> The problem: Skip the pictures. Transcribe the rest of the data below without changing a word.

─── Given entries ───

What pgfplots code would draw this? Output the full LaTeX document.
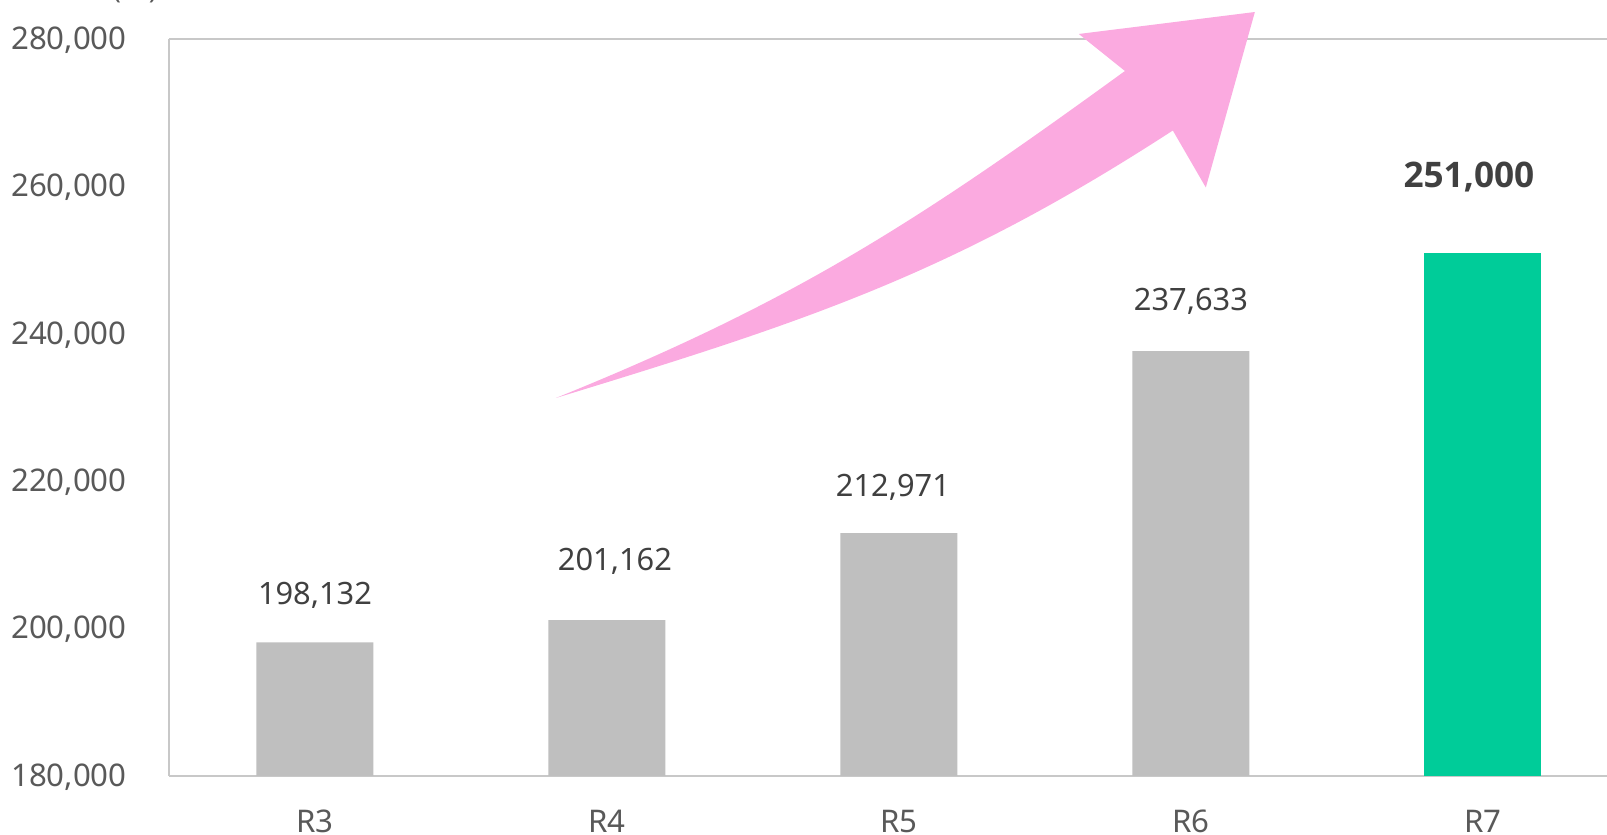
\documentclass[border=0pt]{standalone}
\usepackage{pgfplots}
\pgfplotsset{compat=1.18}
\usepackage{fontspec}
\setmainfont{Noto Sans}
\newfontfamily\cjk{Noto Sans CJK JP}
\newfontfamily\bnum{Open Sans}
\definecolor{barGray}{HTML}{BFBFBF}
\definecolor{barGreen}{HTML}{00CC99}
\definecolor{arrowPink}{HTML}{FBAAE0}
\definecolor{axGray}{HTML}{C8C8C8}
\definecolor{tickGray}{HTML}{595959}
\definecolor{lblGray}{HTML}{404040}
\begin{document}
\begin{tikzpicture}
\begin{axis}[
  scale only axis,
  width=719pt, height=368.5pt,
  xmin=-0.5, xmax=4.425,
  ymin=180000, ymax=280000,
  ytick={180000,200000,220000,240000,260000,280000},
  xtick={0,1,2,3,4},
  xticklabels={R3,R4,R5,R6,R7},
  axis lines=left,
  axis line style={-, axGray, line width=1pt},
  major tick length=0pt,
  /pgf/number format/assume math mode=true,
  /pgf/number format/.cd, fixed, 1000 sep={,}, /pgfplots/.cd,
  yticklabel style={anchor=east, inner sep=0pt, xshift=-21pt, yshift=-0.5pt, font=\fontsize{15.6}{18}\selectfont, text=tickGray},
  xticklabel style={anchor=north, inner sep=0pt, yshift=-17pt, font=\fontsize{15.6}{18}\selectfont, text=tickGray},
  scaled y ticks=false,
  clip=false,
  ybar, bar width=58.5pt, bar shift=0pt,
]
\addplot[fill=barGray, draw=none]
  coordinates {(0,198132) (1,201162) (2,212971) (3,237633)};
\addplot[fill=barGreen, draw=none]
  coordinates {(4,251000)};
\draw[axGray, line width=1pt] (rel axis cs:0,1) -- (rel axis cs:1,1);
\begin{scope}[every node/.style={anchor=center, inner sep=0pt, text=lblGray, font=\fontsize{15.4}{18}\selectfont}]
\node at ([shift={(0pt,23.7pt)}]axis cs:0,198132) {198,132};
\node at ([shift={(4pt,29.5pt)}]axis cs:1,201162) {201,162};
\node at ([shift={(-3pt,23pt)}]axis cs:2,212971) {212,971};
\node at ([shift={(0pt,25.2pt)}]axis cs:3,237633) {237,633};
\node[font=\bnum\fontsize{17.6}{20}\selectfont\bfseries] at ([shift={(-7pt,38pt)}]axis cs:4,251000) {251,000};
\end{scope}
\fill[arrowPink] (axis cs:0.825,231289) to[out=17,in=213] (axis cs:2.938,267585)
  -- (axis cs:3.051,259851) -- (axis cs:3.219,283663) -- (axis cs:2.616,280679)
  -- (axis cs:2.774,275658) to[out=216,in=22] (axis cs:0.825,231289) -- cycle;
\coordinate (O) at (rel axis cs:0,0);
\coordinate (T) at (rel axis cs:0,1);
\end{axis}
\node[anchor=south, inner sep=0pt, text=tickGray, font=\fontsize{14}{16}\selectfont] at ([shift={(-17pt,18pt)}]T) {(\cjk 人\normalfont)};
\pgfresetboundingbox
\path[use as bounding box] ([shift={(-84.5pt,-29.5pt)}]O) rectangle ++(803.5pt,417.5pt);
\end{tikzpicture}
\end{document}
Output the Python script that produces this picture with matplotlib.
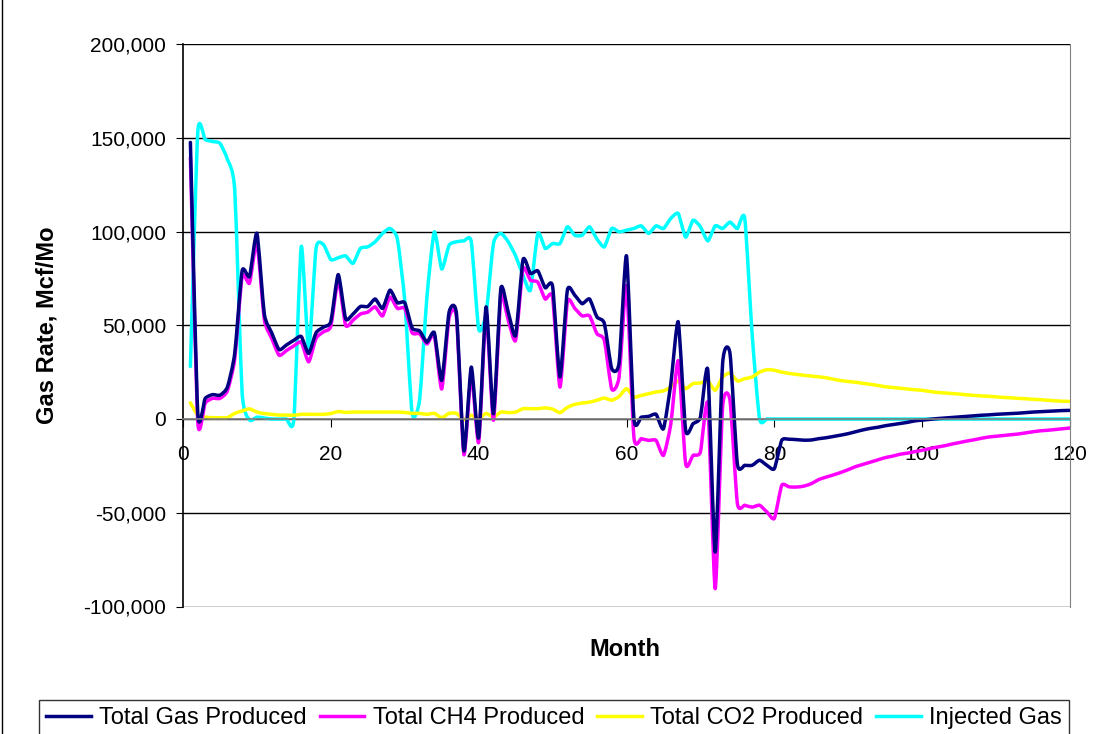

───

> Full answer:
What pgfplots code would draw this? Output the full LaTeX document.
\documentclass[border=0pt]{standalone}
\usepackage{pgfplots}
\pgfplotsset{compat=1.18}
\usepackage{fontspec}
\setmainfont{Noto Sans}
\newfontfamily\cjk{Noto Sans CJK JP}
\newfontfamily\bnum{Open Sans}
\definecolor{barGray}{HTML}{BFBFBF}
\definecolor{barGreen}{HTML}{00CC99}
\definecolor{arrowPink}{HTML}{FBAAE0}
\definecolor{axGray}{HTML}{C8C8C8}
\definecolor{tickGray}{HTML}{595959}
\definecolor{lblGray}{HTML}{404040}
\begin{document}
\begin{tikzpicture}
\begin{axis}[
  scale only axis,
  width=719pt, height=368.5pt,
  xmin=-0.5, xmax=4.425,
  ymin=180000, ymax=280000,
  ytick={180000,200000,220000,240000,260000,280000},
  xtick={0,1,2,3,4},
  xticklabels={R3,R4,R5,R6,R7},
  axis lines=left,
  axis line style={-, axGray, line width=1pt},
  major tick length=0pt,
  /pgf/number format/assume math mode=true,
  /pgf/number format/.cd, fixed, 1000 sep={,}, /pgfplots/.cd,
  yticklabel style={anchor=east, inner sep=0pt, xshift=-21pt, yshift=-0.5pt, font=\fontsize{15.6}{18}\selectfont, text=tickGray},
  xticklabel style={anchor=north, inner sep=0pt, yshift=-17pt, font=\fontsize{15.6}{18}\selectfont, text=tickGray},
  scaled y ticks=false,
  clip=false,
  ybar, bar width=58.5pt, bar shift=0pt,
]
\addplot[fill=barGray, draw=none]
  coordinates {(0,198132) (1,201162) (2,212971) (3,237633)};
\addplot[fill=barGreen, draw=none]
  coordinates {(4,251000)};
\draw[axGray, line width=1pt] (rel axis cs:0,1) -- (rel axis cs:1,1);
\begin{scope}[every node/.style={anchor=center, inner sep=0pt, text=lblGray, font=\fontsize{15.4}{18}\selectfont}]
\node at ([shift={(0pt,23.7pt)}]axis cs:0,198132) {198,132};
\node at ([shift={(4pt,29.5pt)}]axis cs:1,201162) {201,162};
\node at ([shift={(-3pt,23pt)}]axis cs:2,212971) {212,971};
\node at ([shift={(0pt,25.2pt)}]axis cs:3,237633) {237,633};
\node[font=\bnum\fontsize{17.6}{20}\selectfont\bfseries] at ([shift={(-7pt,38pt)}]axis cs:4,251000) {251,000};
\end{scope}
\fill[arrowPink] (axis cs:0.825,231289) to[out=17,in=213] (axis cs:2.938,267585)
  -- (axis cs:3.051,259851) -- (axis cs:3.219,283663) -- (axis cs:2.616,280679)
  -- (axis cs:2.774,275658) to[out=216,in=22] (axis cs:0.825,231289) -- cycle;
\coordinate (O) at (rel axis cs:0,0);
\coordinate (T) at (rel axis cs:0,1);
\end{axis}
\node[anchor=south, inner sep=0pt, text=tickGray, font=\fontsize{14}{16}\selectfont] at ([shift={(-17pt,18pt)}]T) {(\cjk 人\normalfont)};
\pgfresetboundingbox
\path[use as bounding box] ([shift={(-84.5pt,-29.5pt)}]O) rectangle ++(803.5pt,417.5pt);
\end{tikzpicture}
\end{document}
Output the Python script that produces this picture with matplotlib.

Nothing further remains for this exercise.